Anyway, ever since then (two years ago tomorrow as a matter of fact) I have contemplated purchasing another cake from them, but have always held back feeling that I really ought just make one myself. The problem has always been that I didn't have a recipe and couldn't find one anywhere on the internet or in my recipe books. However, after finding a recipe for a vegan orange cake recently (that didn't work out particularly well), I started thinking that I could probably experiment and make one up that would do just fine. So, when my brother was in town for his 30th birthday last week I decided that I would take the plunge.

I am very happy to report that it was a total and complete success. I was very lucky - the cake turned out to be absolutely perfect (well, perfect for my taste at least).

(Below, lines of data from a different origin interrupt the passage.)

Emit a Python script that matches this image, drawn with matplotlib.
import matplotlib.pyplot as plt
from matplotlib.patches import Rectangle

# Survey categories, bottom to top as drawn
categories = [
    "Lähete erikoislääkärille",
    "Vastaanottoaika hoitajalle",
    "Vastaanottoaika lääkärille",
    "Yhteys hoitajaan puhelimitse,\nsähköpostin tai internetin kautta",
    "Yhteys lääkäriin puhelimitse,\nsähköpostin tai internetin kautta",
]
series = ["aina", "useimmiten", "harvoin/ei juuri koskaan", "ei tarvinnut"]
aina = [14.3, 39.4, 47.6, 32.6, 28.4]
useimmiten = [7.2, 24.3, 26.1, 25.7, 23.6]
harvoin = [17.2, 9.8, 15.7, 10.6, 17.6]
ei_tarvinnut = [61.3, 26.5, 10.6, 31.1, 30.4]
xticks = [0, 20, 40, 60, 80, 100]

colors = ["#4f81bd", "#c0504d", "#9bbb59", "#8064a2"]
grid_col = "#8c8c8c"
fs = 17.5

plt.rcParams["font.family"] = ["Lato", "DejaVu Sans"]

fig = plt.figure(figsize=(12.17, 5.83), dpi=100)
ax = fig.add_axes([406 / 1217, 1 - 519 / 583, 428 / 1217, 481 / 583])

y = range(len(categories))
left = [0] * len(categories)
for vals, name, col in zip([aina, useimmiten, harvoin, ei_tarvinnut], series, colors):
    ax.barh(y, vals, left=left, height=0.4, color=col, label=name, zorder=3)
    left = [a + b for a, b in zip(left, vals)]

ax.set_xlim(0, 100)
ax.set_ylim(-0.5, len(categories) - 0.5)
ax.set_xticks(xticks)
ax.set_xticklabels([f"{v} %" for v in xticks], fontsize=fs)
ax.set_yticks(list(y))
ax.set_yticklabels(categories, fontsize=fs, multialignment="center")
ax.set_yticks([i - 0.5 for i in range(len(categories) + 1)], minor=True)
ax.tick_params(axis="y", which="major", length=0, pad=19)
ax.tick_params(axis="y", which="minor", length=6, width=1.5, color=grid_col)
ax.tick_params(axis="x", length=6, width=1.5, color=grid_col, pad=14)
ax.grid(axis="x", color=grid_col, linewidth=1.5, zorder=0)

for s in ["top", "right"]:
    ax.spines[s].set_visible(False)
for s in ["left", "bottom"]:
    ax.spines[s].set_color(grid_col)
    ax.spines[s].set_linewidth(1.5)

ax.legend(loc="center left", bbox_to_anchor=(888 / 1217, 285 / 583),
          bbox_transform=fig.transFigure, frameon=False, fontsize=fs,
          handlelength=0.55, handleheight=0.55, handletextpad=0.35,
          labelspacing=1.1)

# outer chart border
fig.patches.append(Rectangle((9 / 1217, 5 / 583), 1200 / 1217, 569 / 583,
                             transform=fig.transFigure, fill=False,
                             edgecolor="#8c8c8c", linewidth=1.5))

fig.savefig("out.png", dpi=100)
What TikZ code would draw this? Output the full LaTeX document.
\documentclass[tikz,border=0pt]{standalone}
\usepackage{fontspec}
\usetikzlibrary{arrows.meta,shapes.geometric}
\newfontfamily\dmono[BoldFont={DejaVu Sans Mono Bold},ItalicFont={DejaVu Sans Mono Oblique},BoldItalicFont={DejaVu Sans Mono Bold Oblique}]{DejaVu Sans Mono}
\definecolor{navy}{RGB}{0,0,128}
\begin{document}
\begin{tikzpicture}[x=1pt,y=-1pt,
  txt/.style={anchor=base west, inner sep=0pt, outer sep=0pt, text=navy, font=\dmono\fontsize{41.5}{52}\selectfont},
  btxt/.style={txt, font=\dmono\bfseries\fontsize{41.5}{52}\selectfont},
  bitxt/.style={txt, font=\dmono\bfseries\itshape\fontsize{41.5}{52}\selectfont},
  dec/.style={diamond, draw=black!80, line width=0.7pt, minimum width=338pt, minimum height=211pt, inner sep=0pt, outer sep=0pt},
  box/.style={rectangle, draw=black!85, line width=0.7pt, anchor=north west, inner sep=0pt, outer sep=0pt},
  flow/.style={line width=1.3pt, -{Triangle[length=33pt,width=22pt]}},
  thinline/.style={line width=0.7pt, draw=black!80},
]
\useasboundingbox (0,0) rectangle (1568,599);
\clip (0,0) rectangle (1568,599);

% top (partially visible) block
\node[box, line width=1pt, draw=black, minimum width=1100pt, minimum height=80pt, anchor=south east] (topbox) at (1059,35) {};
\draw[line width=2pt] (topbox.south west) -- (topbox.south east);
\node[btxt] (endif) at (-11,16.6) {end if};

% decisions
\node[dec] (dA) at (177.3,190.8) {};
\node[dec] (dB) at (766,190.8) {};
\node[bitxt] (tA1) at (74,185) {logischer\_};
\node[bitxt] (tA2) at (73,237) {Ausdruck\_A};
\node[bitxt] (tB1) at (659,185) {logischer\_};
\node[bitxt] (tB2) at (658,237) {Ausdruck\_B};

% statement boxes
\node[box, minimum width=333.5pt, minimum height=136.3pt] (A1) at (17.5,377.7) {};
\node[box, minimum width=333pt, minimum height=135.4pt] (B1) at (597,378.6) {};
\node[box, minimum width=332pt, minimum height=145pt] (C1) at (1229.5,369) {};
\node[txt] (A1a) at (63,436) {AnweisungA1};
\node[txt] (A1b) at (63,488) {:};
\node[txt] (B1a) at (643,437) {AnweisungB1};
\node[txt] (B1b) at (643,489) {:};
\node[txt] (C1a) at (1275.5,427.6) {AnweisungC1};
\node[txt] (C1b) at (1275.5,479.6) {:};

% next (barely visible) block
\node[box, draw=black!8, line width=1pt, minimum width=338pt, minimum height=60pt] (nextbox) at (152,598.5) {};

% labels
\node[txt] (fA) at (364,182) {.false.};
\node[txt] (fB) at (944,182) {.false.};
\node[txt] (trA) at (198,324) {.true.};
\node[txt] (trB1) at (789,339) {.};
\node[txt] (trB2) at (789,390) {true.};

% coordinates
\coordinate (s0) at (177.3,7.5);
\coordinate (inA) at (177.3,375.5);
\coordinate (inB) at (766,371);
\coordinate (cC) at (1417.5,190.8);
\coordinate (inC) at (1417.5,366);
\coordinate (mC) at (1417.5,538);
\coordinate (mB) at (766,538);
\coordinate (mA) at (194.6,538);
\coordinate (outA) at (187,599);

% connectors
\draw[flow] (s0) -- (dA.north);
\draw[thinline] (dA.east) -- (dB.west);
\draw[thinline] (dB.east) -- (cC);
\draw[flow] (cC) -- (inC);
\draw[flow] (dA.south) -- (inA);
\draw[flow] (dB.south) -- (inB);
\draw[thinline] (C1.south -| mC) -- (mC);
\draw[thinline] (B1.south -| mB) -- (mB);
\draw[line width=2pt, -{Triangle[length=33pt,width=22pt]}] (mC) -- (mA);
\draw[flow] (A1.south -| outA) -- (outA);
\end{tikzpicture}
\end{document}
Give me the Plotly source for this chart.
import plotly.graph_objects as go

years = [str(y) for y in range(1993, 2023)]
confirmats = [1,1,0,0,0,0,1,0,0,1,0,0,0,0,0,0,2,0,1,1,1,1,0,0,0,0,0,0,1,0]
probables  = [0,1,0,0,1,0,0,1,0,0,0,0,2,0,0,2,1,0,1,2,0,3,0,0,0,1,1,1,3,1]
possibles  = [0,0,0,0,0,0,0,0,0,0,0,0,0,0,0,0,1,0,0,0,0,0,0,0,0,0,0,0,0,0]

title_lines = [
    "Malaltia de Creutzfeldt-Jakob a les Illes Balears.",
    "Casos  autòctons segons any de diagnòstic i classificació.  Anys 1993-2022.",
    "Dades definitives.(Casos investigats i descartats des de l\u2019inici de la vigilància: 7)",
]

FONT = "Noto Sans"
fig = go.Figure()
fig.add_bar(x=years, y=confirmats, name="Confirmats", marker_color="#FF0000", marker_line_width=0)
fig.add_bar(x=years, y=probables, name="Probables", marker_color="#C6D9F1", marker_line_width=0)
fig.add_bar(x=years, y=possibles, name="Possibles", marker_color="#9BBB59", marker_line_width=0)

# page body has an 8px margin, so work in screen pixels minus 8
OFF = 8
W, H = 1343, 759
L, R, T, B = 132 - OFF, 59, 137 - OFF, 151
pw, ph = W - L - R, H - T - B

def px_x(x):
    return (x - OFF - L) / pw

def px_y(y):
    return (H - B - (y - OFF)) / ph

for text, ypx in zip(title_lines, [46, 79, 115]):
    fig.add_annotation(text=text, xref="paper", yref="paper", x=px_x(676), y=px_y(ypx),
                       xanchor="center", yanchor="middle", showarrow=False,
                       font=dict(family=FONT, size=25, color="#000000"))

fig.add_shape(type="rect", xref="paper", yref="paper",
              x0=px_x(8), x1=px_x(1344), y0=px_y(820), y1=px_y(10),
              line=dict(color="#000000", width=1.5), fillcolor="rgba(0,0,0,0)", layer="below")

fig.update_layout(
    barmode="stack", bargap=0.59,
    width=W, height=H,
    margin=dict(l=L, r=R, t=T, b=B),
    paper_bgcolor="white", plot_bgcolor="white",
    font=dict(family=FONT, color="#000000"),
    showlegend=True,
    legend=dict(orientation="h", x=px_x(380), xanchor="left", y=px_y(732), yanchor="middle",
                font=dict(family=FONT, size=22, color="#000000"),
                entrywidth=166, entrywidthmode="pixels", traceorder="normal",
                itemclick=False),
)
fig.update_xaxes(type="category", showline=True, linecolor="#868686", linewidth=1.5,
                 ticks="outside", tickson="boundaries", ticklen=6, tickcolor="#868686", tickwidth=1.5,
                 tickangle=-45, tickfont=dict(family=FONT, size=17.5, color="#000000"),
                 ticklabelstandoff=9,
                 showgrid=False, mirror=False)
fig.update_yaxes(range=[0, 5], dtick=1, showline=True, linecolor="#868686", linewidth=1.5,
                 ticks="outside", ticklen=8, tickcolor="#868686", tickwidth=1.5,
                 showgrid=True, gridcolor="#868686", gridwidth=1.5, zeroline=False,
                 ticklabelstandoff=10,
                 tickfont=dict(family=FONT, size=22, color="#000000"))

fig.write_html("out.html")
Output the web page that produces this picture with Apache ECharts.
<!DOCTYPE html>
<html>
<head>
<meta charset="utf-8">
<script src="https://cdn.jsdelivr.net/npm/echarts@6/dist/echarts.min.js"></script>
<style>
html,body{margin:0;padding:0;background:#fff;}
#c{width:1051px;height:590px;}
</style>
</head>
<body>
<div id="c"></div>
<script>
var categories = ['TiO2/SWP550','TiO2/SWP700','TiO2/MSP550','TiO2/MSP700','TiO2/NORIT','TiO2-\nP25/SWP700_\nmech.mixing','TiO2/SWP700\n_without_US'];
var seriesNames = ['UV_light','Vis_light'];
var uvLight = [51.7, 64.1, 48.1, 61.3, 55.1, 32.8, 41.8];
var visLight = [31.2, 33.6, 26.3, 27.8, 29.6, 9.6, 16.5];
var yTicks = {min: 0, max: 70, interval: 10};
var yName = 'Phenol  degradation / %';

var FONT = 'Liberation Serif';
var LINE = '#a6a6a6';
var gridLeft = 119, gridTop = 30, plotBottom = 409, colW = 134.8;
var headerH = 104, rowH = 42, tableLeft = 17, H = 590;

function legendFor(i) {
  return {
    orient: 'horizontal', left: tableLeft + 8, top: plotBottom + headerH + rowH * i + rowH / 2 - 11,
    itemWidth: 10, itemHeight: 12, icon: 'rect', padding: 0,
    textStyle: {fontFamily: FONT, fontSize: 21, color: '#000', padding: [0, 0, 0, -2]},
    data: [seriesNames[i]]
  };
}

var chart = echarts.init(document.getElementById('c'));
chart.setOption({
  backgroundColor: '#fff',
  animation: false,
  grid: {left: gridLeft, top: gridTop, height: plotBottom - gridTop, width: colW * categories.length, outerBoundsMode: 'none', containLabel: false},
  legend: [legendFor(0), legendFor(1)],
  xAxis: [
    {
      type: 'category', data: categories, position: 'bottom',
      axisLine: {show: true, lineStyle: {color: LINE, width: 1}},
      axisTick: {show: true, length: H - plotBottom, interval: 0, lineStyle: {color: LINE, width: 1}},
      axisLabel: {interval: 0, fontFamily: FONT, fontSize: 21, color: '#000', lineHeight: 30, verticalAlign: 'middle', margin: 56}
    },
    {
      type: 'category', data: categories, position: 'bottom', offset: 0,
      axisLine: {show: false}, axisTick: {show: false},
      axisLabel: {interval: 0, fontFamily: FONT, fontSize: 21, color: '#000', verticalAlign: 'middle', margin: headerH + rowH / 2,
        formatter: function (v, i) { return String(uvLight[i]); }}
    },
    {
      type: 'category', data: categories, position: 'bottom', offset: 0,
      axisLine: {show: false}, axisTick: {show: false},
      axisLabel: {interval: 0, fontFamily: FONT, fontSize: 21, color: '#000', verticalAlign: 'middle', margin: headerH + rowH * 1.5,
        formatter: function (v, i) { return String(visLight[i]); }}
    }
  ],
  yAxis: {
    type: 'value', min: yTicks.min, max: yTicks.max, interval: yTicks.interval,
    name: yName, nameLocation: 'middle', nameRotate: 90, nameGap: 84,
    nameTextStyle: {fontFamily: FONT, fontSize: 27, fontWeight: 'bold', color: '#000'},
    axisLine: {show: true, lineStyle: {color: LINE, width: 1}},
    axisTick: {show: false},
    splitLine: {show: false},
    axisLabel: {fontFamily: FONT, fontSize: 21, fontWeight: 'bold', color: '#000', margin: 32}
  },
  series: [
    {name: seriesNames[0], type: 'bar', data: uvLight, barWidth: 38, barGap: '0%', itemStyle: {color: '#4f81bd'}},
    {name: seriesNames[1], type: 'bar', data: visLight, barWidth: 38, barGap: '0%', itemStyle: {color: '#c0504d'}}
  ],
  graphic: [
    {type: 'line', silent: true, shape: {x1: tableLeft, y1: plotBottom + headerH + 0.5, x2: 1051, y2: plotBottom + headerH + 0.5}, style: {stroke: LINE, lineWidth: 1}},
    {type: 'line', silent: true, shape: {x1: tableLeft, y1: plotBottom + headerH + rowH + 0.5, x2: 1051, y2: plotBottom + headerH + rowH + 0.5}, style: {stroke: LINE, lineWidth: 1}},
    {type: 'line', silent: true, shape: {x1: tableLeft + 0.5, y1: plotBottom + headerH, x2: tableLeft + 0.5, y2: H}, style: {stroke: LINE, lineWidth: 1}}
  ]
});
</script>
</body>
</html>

So, now that I have got it just right, I thought that I would share it with you.




Orange & Almond Cake
1 1/4 cups plain flour (sifted)*
1 1/4 cups almond meal
2 teaspoons baking powder**
3/4 cup light soft brown sugar
1/2 cup soy milk
1/2 cup vegetable oil
Juice of 1 orange
Zest of 1 orange
  1. Preheat the oven to 180C
  2. Combine the flour and almond meal in a large bowl.
  3. In a separate bowl, whisk together the sugar, soy milk, oil, orange juice and zest.
  4. Add the wet ingredients to the dry ingredients and mix well.
  5. Pour the mixture into a cake tin (I use the flexi ones because nothing ever sticks to them, but you can just use a normal tin and grease it well).
  6. Bake for about 25-30 minutes (in a new fan-forced oven - longer if not), or until the cake browns very slightly on top and a knife comes out clean with poked into the middle of it.
  7. Leave the cake in the the tin for around 10 minutes, then turn it out onto a cooling rack and allow to cool for an hour or so.
*If you would prefer to make this recipe gluten-free then slmply replace the flour with almond meal or a gluten-free flour (like rice flour).
**This is quite a dense low-rise cake. If you want it to be a little fluffy then you could add another teaspoon of baking powder.




Dark Chocolate Ganache
1 tablespoon vegetable oil
2 1/2 tablespoons soy milk
100grams dark chocolate (preferably fair trade & organic), chopped up into small pieces
  1. Heat the oil and soy milk in a double burner (or just a metal bowl placed over a pot of slightly boiling water on the stove).
  2. Once they are warm (but not too hot, you don't want the soy milk to boil), add the chocolate and stir until melted.
  3. Remove from heat and let it cool (stirring the mixture every now and then).
Once the ganache is mostly cool, then you can pour it over the cake and smooth it around so that it covers it all over.


Leave the cake for a little while to set and then eat it (or serve it to others if you are feeling generous).